§ Task to complete
Quote the records exactly, starting at the first line and stopping after the line with "ax.set_ylim(-75, -50)"; skip the pictures.

-- Begin --

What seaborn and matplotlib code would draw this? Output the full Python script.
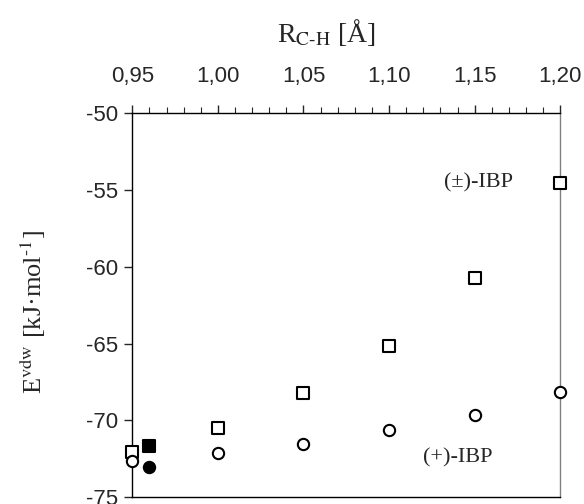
import numpy as np
import pandas as pd
import matplotlib
matplotlib.use('Agg')
import matplotlib.pyplot as plt
from matplotlib.ticker import MultipleLocator
import seaborn as sns

# data
r_ch = [0.95, 1.00, 1.05, 1.10, 1.15, 1.20]
e_rac = [-72.1, -70.5, -68.25, -65.15, -60.75, -54.55]    # (±)-IBP, open squares
e_plus = [-72.65, -72.15, -71.55, -70.65, -69.65, -68.15]  # (+)-IBP, open circles
r_exp = [0.96]
e_rac_exp = [-71.65]   # filled square
e_plus_exp = [-73.05]  # filled circle

x_ticks = [0.95, 1.00, 1.05, 1.10, 1.15, 1.20]
x_ticklabels = ['0,95', '1,00', '1,05', '1,10', '1,15', '1,20']
y_ticks = [-50, -55, -60, -65, -70, -75]

sns.set_style('white')
plt.rcParams['font.family'] = ['Liberation Sans', 'DejaVu Sans']
plt.rcParams['mathtext.fontset'] = 'stix'
plt.rcParams['axes.unicode_minus'] = False

fig = plt.figure(figsize=(5.84, 5.04), dpi=100)
ax = fig.add_axes([0.2265, 0.0139, 0.9594 - 0.2265, 0.7752 - 0.0139])

df = pd.DataFrame({'r': r_ch, 'rac': e_rac, 'plus': e_plus})
dfe = pd.DataFrame({'r': r_exp, 'rac': e_rac_exp, 'plus': e_plus_exp})

# open = computed, filled = reference point
kw = dict(s=66, linewidth=1.5, edgecolor='black', clip_on=False, zorder=5, legend=False)
sns.scatterplot(data=df, x='r', y='rac', marker='s', color='white', ax=ax, **kw)
sns.scatterplot(data=df, x='r', y='plus', marker='o', color='white', ax=ax, **kw)
sns.scatterplot(data=dfe, x='r', y='rac', marker='s', color='black', ax=ax, **kw)
sns.scatterplot(data=dfe, x='r', y='plus', marker='o', color='black', ax=ax, **kw)

ax.set_xlim(0.95, 1.20)
ax.set_ylim(-75, -50)

# x axis on top, minor ticks every 0.01
ax.xaxis.tick_top()
ax.xaxis.set_label_position('top')
ax.set_xticks(x_ticks)
ax.set_xticklabels(x_ticklabels)
ax.xaxis.set_minor_locator(MultipleLocator(0.01))
ax.tick_params(axis='x', which='major', direction='out', length=6, width=1,
               pad=13, labelsize=16, top=True, bottom=False)
ax.tick_params(axis='x', which='minor', direction='out', length=4, width=0.8,
               top=True, bottom=False)
ax.set_yticks(y_ticks)
ax.tick_params(axis='y', which='major', direction='out', length=5.5, width=1,
               pad=5, labelsize=16, left=True, right=False)

for side in ['top', 'left', 'bottom']:
    ax.spines[side].set_color('black')
    ax.spines[side].set_linewidth(1.0)
ax.spines['right'].set_color('#808080')
ax.spines['right'].set_linewidth(1.0)

ax.set_xlabel(r'R$_{\rm C\text{-}H}$ [Å]', family='Liberation Serif', fontsize=20)
ax.xaxis.label.set_va('center')
ax.xaxis.set_label_coords((326 - 132.3) / 428, (497 - 32) / (497 - 113.3))
ax.set_ylabel(r'E$^{\rm vdw}$ [kJ·mol$^{\text{-}1}$]', family='Liberation Serif', fontsize=19)
ax.yaxis.label.set_va('center')
ax.yaxis.set_label_coords((33 - 132.3) / 428, (497 - 312) / (497 - 113.3))

ax.text(1.152, -54.55, '(±)-IBP', family='Liberation Serif', fontsize=16,
        ha='center', va='center')
ax.text(1.140, -72.45, '(+)-IBP', family='Liberation Serif', fontsize=16,
        ha='center', va='center')

fig.savefig('out.png', dpi=100)
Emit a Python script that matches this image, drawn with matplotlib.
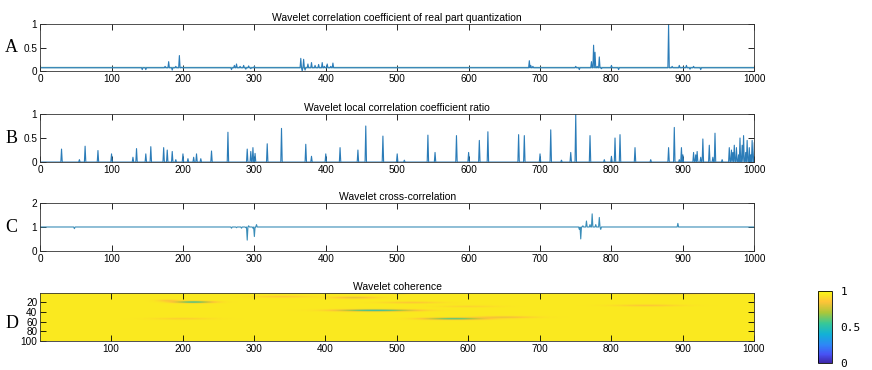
import numpy as np
import matplotlib
matplotlib.use('Agg')
import matplotlib.pyplot as plt
from matplotlib.colors import LinearSegmentedColormap

plt.rcParams['font.family'] = ['Liberation Sans', 'DejaVu Sans']

x = np.arange(0, 1001)

# A - real part quantization: baseline + (position, value) spikes
baseA = 0.07
refA = 0.085
spikesA_pos = [143, 148, 175, 180, 185, 190, 195, 198, 268, 272, 275, 280, 285, 288, 292, 295, 300,
               365, 367, 369, 371, 375, 380, 385, 390, 395, 398, 402, 407, 410, 685, 687, 690,
               750, 755, 772, 775, 777, 780, 783, 786, 800, 810, 880, 885, 895, 900, 905, 910, 915, 925]
spikesA_val = [0.03, 0.03, 0.1, 0.2, 0.02, 0.1, 0.33, 0.08, 0.03, 0.12, 0.15, 0.1, 0.12, 0.04, 0.11, 0.05, 0.1,
               0.27, 0.0, 0.25, 0.02, 0.15, 0.18, 0.12, 0.14, 0.18, 0.1, 0.15, 0.1, 0.17, 0.22, 0.12, 0.1,
               0.1, 0.03, 0.2, 0.55, 0.4, 0.1, 0.3, 0.05, 0.12, 0.03, 1.0, 0.1, 0.12, 0.08, 0.12, 0.04, 0.1, 0.03]

# B - local correlation coefficient ratio
spikesB_pos = [30, 55, 63, 81, 100, 130, 135, 148, 155, 173, 178, 185, 190, 200, 207, 215, 219, 225,
               240, 263, 290, 295, 298, 301, 318, 338, 372, 380, 400, 420, 445, 456, 480, 500, 510,
               543, 553, 583, 600, 615, 627, 670, 678, 700, 715, 730, 743, 750, 770, 790, 800, 805,
               812, 833, 855, 880, 888, 895, 898, 900, 915, 918, 920, 925, 928, 937, 942, 945, 955,
               965, 968, 970, 972, 975, 978, 980, 983, 985, 988, 990, 993, 995, 997, 1000]
spikesB_val = [0.27, 0.05, 0.33, 0.24, 0.17, 0.1, 0.28, 0.17, 0.32, 0.3, 0.25, 0.22, 0.05, 0.17, 0.07, 0.1, 0.17, 0.07,
               0.23, 0.62, 0.27, 0.22, 0.3, 0.18, 0.38, 0.7, 0.37, 0.12, 0.17, 0.3, 0.25, 0.75, 0.54, 0.17, 0.04,
               0.56, 0.2, 0.55, 0.2, 0.45, 0.63, 0.57, 0.55, 0.17, 0.67, 0.04, 0.2, 1.0, 0.55, 0.05, 0.12, 0.5,
               0.57, 0.3, 0.05, 0.3, 0.72, 0.05, 0.3, 0.15, 0.2, 0.15, 0.22, 0.1, 0.48, 0.35, 0.1, 0.6, 0.05,
               0.3, 0.25, 0.2, 0.35, 0.3, 0.15, 0.5, 0.35, 0.55, 0.2, 0.45, 0.3, 0.15, 0.45, 0.4]

# C - cross-correlation
baseC = 1.0
spikesC_pos = [48, 268, 275, 282, 288, 290, 292, 298, 300, 303, 755, 757, 760, 765, 770, 773, 778, 783, 785, 893]
spikesC_val = [0.93, 0.95, 0.97, 0.95, 0.97, 0.45, 1.05, 0.95, 0.6, 1.1, 0.9, 0.5, 1.05, 1.25, 1.1, 1.55, 1.1, 1.4, 0.9, 1.15]

# D - coherence streaks: x centre, scale centre, half length, value
cohBase = 0.95
streak_x = [215, 180, 340, 440, 470, 505, 520, 580, 650, 200, 880, 850, 600]
streak_y = [21, 18, 10, 12, 38, 2, 22, 55, 52, 55, 3, 28, 30]
streak_len = [25, 15, 40, 30, 50, 12, 40, 40, 40, 40, 40, 45, 40]
streak_val = [0.5, 0.84, 0.85, 0.78, 0.45, 0.5, 0.85, 0.52, 0.8, 0.87, 0.68, 0.85, 0.89]

parula = LinearSegmentedColormap.from_list('parula', [
    (0.00, (0.2422, 0.1504, 0.6603)), (0.12, (0.2810, 0.3228, 0.9579)),
    (0.25, (0.1786, 0.5289, 0.9682)), (0.40, (0.0689, 0.6948, 0.8394)),
    (0.55, (0.2161, 0.7843, 0.5923)), (0.70, (0.6720, 0.7793, 0.2227)),
    (0.85, (0.9970, 0.7659, 0.2199)), (1.00, (0.9769, 0.9839, 0.0805))])

sigA = np.full(x.shape, baseA)
sigA[spikesA_pos] = spikesA_val
sigB = np.zeros(x.shape)
sigB[spikesB_pos] = spikesB_val
sigC = np.full(x.shape, baseC)
sigC[spikesC_pos] = spikesC_val

xx, yy = np.meshgrid(np.arange(1, 1001), np.arange(1, 101))
coh = np.full(xx.shape, cohBase)
for sx, sy, sl, sv in zip(streak_x, streak_y, streak_len, streak_val):
    w = np.exp(-((xx - sx) / sl) ** 2 - ((yy - sy) / 1.8) ** 2)
    coh = coh - (cohBase - sv) * w

fig = plt.figure(figsize=(8.72, 3.70), dpi=100)
lc = '#2b7cb8'
left, width = 0.046, 0.819

def style(ax, title):
    ax.tick_params(direction='in', top=True, right=True, labelsize=7.2, length=4, width=0.6, pad=2)
    for s in ax.spines.values():
        s.set_linewidth(0.6)
        s.set_color('#333333')
    ax.set_title(title, fontsize=7.5, pad=2)

axA = fig.add_axes([left, 0.808, width, 0.127])
axA.plot(x, np.full(x.shape, refA), color='#86bfb4', lw=1.0)
axA.plot(x, sigA, color=lc, lw=0.8)
axA.set_xlim(0, 1000)
axA.set_ylim(0, 1)
axA.set_yticks([0, 0.5, 1])
axA.set_yticklabels(['0', '0.5', '1'])
axA.set_xticks(range(0, 1001, 100))
style(axA, 'Wavelet correlation coefficient of real part quantization')

axB = fig.add_axes([left, 0.562, width, 0.130])
axB.plot(x, sigB, color=lc, lw=0.8)
axB.set_xlim(0, 1000)
axB.set_ylim(0, 1)
axB.set_yticks([0, 0.5, 1])
axB.set_yticklabels(['0', '0.5', '1'])
axB.set_xticks(range(0, 1001, 100))
style(axB, 'Wavelet local correlation coefficient ratio')

axC = fig.add_axes([left, 0.322, width, 0.129])
axC.plot(x, sigC, color='#3a8db8', lw=0.8)
axC.set_xlim(0, 1000)
axC.set_ylim(0, 2)
axC.set_yticks([0, 1, 2])
axC.set_xticks(range(0, 1001, 100))
style(axC, 'Wavelet cross-correlation')

axD = fig.add_axes([left, 0.078, width, 0.130])
im = axD.imshow(coh, cmap=parula, vmin=0, vmax=1, aspect='auto',
                extent=[0.5, 1000.5, 100.5, 0.5], interpolation='bilinear')
axD.set_yticks([20, 40, 60, 80, 100])
axD.set_xticks(range(100, 1001, 100))
style(axD, 'Wavelet coherence')

cax = fig.add_axes([0.938, 0.019, 0.016, 0.195])
cb = fig.colorbar(im, cax=cax, ticks=[0, 0.5, 1])
cb.ax.set_yticklabels(['0', '0.5', '1'], family='DejaVu Sans Mono', fontsize=8)
cb.ax.tick_params(length=0, pad=6)
cb.outline.set_linewidth(0.6)

for lab, yp in zip(['A', 'B', 'C', 'D'], [0.872, 0.627, 0.385, 0.127]):
    fig.text(0.006, yp, lab, family='Liberation Serif', fontsize=13, va='center')

fig.savefig('out.png', dpi=100)
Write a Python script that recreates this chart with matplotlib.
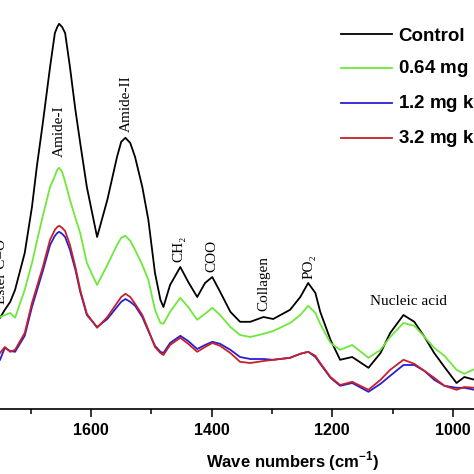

-- End --

§ Output below
What seaborn and matplotlib code would draw this? Output the full Python script.
import numpy as np
import pandas as pd
import matplotlib
matplotlib.use('Agg')
import matplotlib.pyplot as plt
from matplotlib.ticker import MultipleLocator
import seaborn as sns

# data
r_ch = [0.95, 1.00, 1.05, 1.10, 1.15, 1.20]
e_rac = [-72.1, -70.5, -68.25, -65.15, -60.75, -54.55]    # (±)-IBP, open squares
e_plus = [-72.65, -72.15, -71.55, -70.65, -69.65, -68.15]  # (+)-IBP, open circles
r_exp = [0.96]
e_rac_exp = [-71.65]   # filled square
e_plus_exp = [-73.05]  # filled circle

x_ticks = [0.95, 1.00, 1.05, 1.10, 1.15, 1.20]
x_ticklabels = ['0,95', '1,00', '1,05', '1,10', '1,15', '1,20']
y_ticks = [-50, -55, -60, -65, -70, -75]

sns.set_style('white')
plt.rcParams['font.family'] = ['Liberation Sans', 'DejaVu Sans']
plt.rcParams['mathtext.fontset'] = 'stix'
plt.rcParams['axes.unicode_minus'] = False

fig = plt.figure(figsize=(5.84, 5.04), dpi=100)
ax = fig.add_axes([0.2265, 0.0139, 0.9594 - 0.2265, 0.7752 - 0.0139])

df = pd.DataFrame({'r': r_ch, 'rac': e_rac, 'plus': e_plus})
dfe = pd.DataFrame({'r': r_exp, 'rac': e_rac_exp, 'plus': e_plus_exp})

# open = computed, filled = reference point
kw = dict(s=66, linewidth=1.5, edgecolor='black', clip_on=False, zorder=5, legend=False)
sns.scatterplot(data=df, x='r', y='rac', marker='s', color='white', ax=ax, **kw)
sns.scatterplot(data=df, x='r', y='plus', marker='o', color='white', ax=ax, **kw)
sns.scatterplot(data=dfe, x='r', y='rac', marker='s', color='black', ax=ax, **kw)
sns.scatterplot(data=dfe, x='r', y='plus', marker='o', color='black', ax=ax, **kw)

ax.set_xlim(0.95, 1.20)
ax.set_ylim(-75, -50)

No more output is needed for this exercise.